Stuart had a great story about one of the lines made famous by Die Hard: “Yippee ki-ay motherfucker.” It seems Stuart and his wife, a Broadway producer whose productions have won the Tony Award, were having dinner with a Pulitzer Prize winning author who was being a real dick at the restaurant, insulting the wait staff and such. As they left the eatery they kept passing kiosks that had ads for an upcoming installment of the Die Hard series that merely read: “Yippee ki-ay Dot Dot Dot.”
“Finally we were going our separate ways and my wife and I were headed in one direction and he was going to see some play that was closing in 30-minutes. He asked, what is up with these decals that say Yippee ki-ay?
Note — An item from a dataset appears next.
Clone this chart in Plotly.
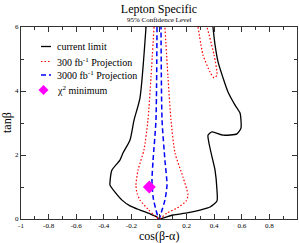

And my wife without missing a beat said, that phrase is what keeps the lights on at the Stuart residence.”
Black had a humorous account of pitching a story for an Amazon funded series. In the show, a western, he had a guy getting a blowjob from another guy. Someone shoots the guy giving head and the bullet goes through his skull, comes out the other side and blows the other guy’s balls off. When he asked if Broadcast Standards and Practices would have a problem he was told there was no S&P. “I’m in.”
Michael Arndt, writer of Toy Story 3 and Little Miss Sunshine, wowed a packed audience on Sunday with a three-hour seminar titled The Good, The Bad, and the Insanely Great. Arndt, whose advice on story structure can be found on Youtube, among other places, gave a detailed presentation that involved showing clips from the following movies: Star Wars, The Graduate, and Little Miss Sunshine.
Arndt doesn’t just want a good ending but rather a spectacular and insanely great ending. He started by showing the last two-minutes of Star Wars and then backtracked to follow the arc of external conflicts, internal conflicts and philosophical conflicts, all accompanied by clips. The Star Wars segment went on for an hour-an-a-half but once the audience was familiar with his template the next two presentations flowed quicker.
Arndt also had admiration for the endings of 8½, Catch-22 and The Bad News Bears. You walk out of seminars like this with the gears in your brain grinding and your ideas concisely appearing in front of your eyes.